天才時計師の作り上げた〝普通の時計〟カサブランカ。ムーブメントは汎用品だし、価格も安くはない。しかしムーブメントを追いかける愛好家ならば、天才フランク・ミュラーがなぜこの時計に情熱を傾けたのかは、きっと理解できるはずだ。ムーブメントを知悉した人だからこそ作り得た〝究極のガワ時計〟。その存在感は、今なお他を圧するのだ。
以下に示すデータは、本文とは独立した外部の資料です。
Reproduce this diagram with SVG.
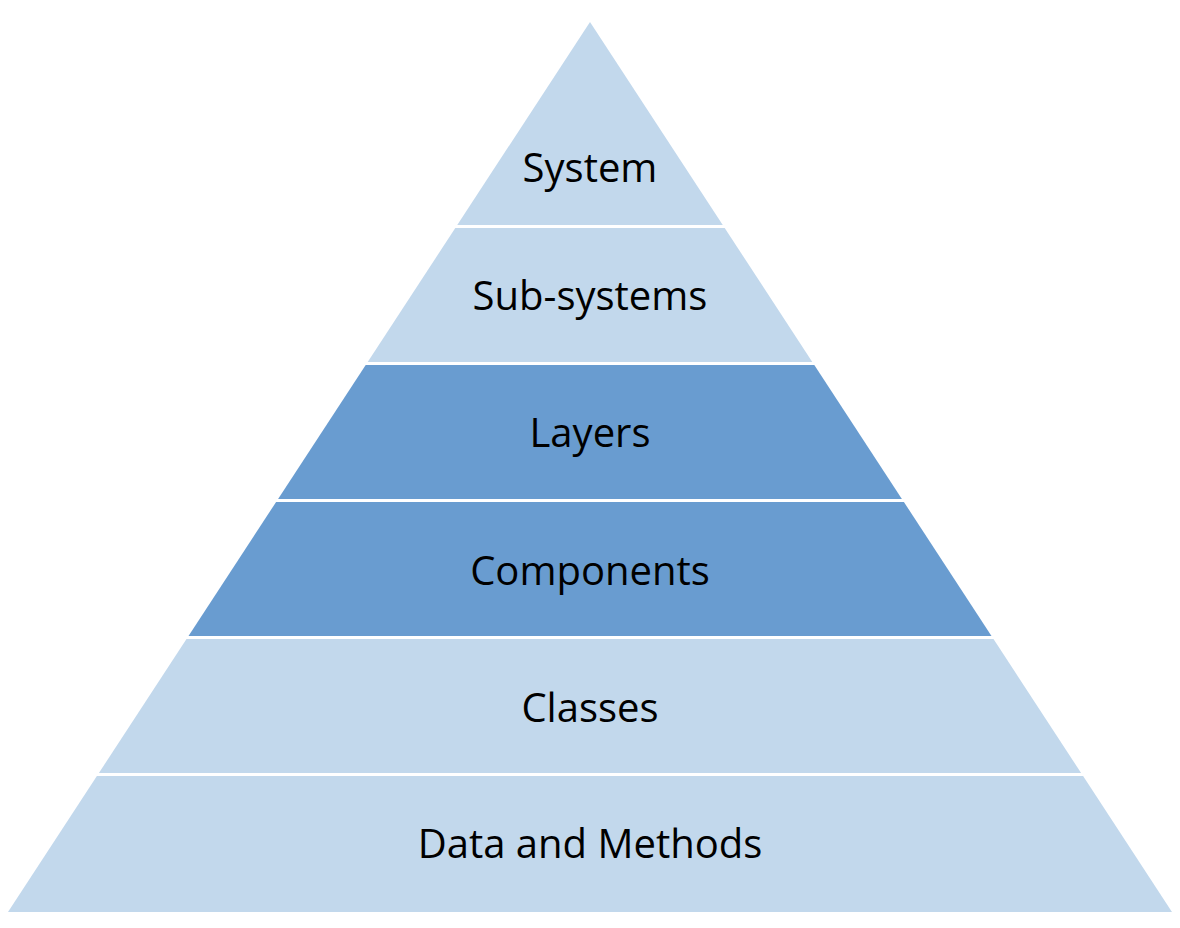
<svg xmlns="http://www.w3.org/2000/svg" width="1180" height="928" viewBox="0 0 1180 928">
<style>
.light{fill:#C2D8EC}
.dark{fill:#699CD0}
.lbl{font-family:"Open Sans","Noto Sans","Liberation Sans",sans-serif;font-size:40px;fill:#000;text-anchor:middle}
</style>
<rect width="1180" height="928" fill="#FFFFFF"/>
<g id="system">
<polygon class="light" points="590,22 722.75,225 457.25,225"/>
<text class="lbl" x="590" y="182">System</text>
</g>
<g id="sub-systems">
<polygon class="light" points="455.3,228 724.7,228 812.3,362 367.7,362"/>
<text class="lbl" x="590" y="310">Sub-systems</text>
</g>
<g id="layers">
<polygon class="dark" points="365.7,365 814.3,365 901.9,499 278.1,499"/>
<text class="lbl" x="590" y="447">Layers</text>
</g>
<g id="components">
<polygon class="dark" points="276.1,502 903.9,502 991.5,636 188.5,636"/>
<text class="lbl" x="590" y="585">Components</text>
</g>
<g id="classes">
<polygon class="light" points="186.5,639 993.5,639 1081.1,773 98.9,773"/>
<text class="lbl" x="590" y="722">Classes</text>
</g>
<g id="data-and-methods">
<polygon class="light" points="96.9,776 1083.1,776 1172,912 8,912"/>
<text class="lbl" x="590" y="858">Data and Methods</text>
</g>
<g id="connectors"></g>
</svg>
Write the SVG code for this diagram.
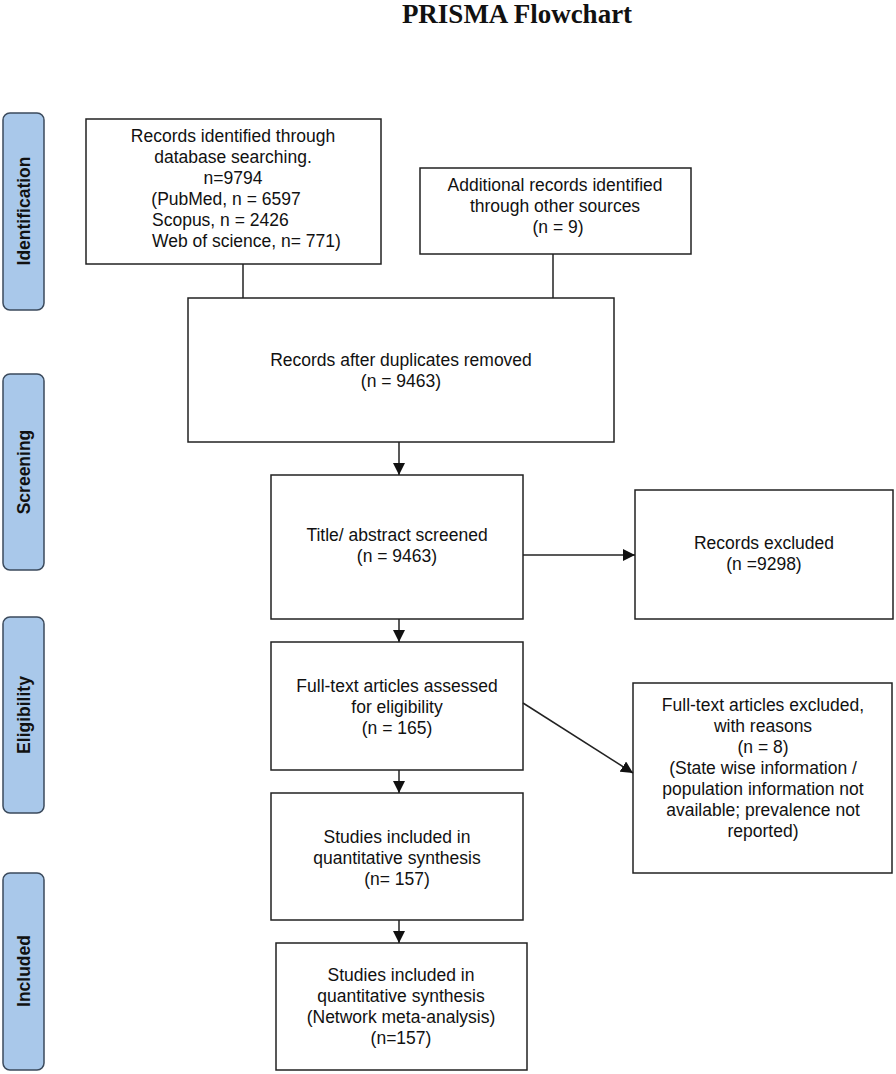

(左上)インデックスの形状は第3世代の細身なものに改められた。また蓄光塗料の“載り”も、数年前のモデルに比べて改善されている。下地にラメを引いたような文字盤は、第3世代でも一部採用されたものだ。(右上)ムーンフェイズの搭載により、文字盤がわずかに嵩上げされた。その結果、針と文字盤のクリアランスはかなり詰まった。私見を述べると、これがカサブランカ史上ベストのバランスである。なおこのモデルのみ、秒針はクロノグラフ用の積算秒針が転用されている。(中)ケースサイド。大きな違いがリュウズの位置である。SSケースの5850ケースは、一貫してムーブメントの搭載位置が高かった。しかし本作では、ようやく低く抑えられ、それに伴いリュウズ位置も大きく下がった。ケースだけを見れば、このモデルは“第5世代”というべき仕上がりだ。(右下)フランク ミュラーらしいアレンジが、ロゴの色である。青を多く見かけるが、実際には赤も生産されている。関係者曰く「なぜイレギュラーな仕様が存在するのか不明」とのこと。文字盤の下地は、第3世代でも採用されたラメ風の仕上げ。(右下)第4世代と同じ裏ブタ。ただしリュウズを見ればわかる通り、ムーブメントの位置はかなり裏ブタ側に寄せられた。結果、時計の装着感も改善されている。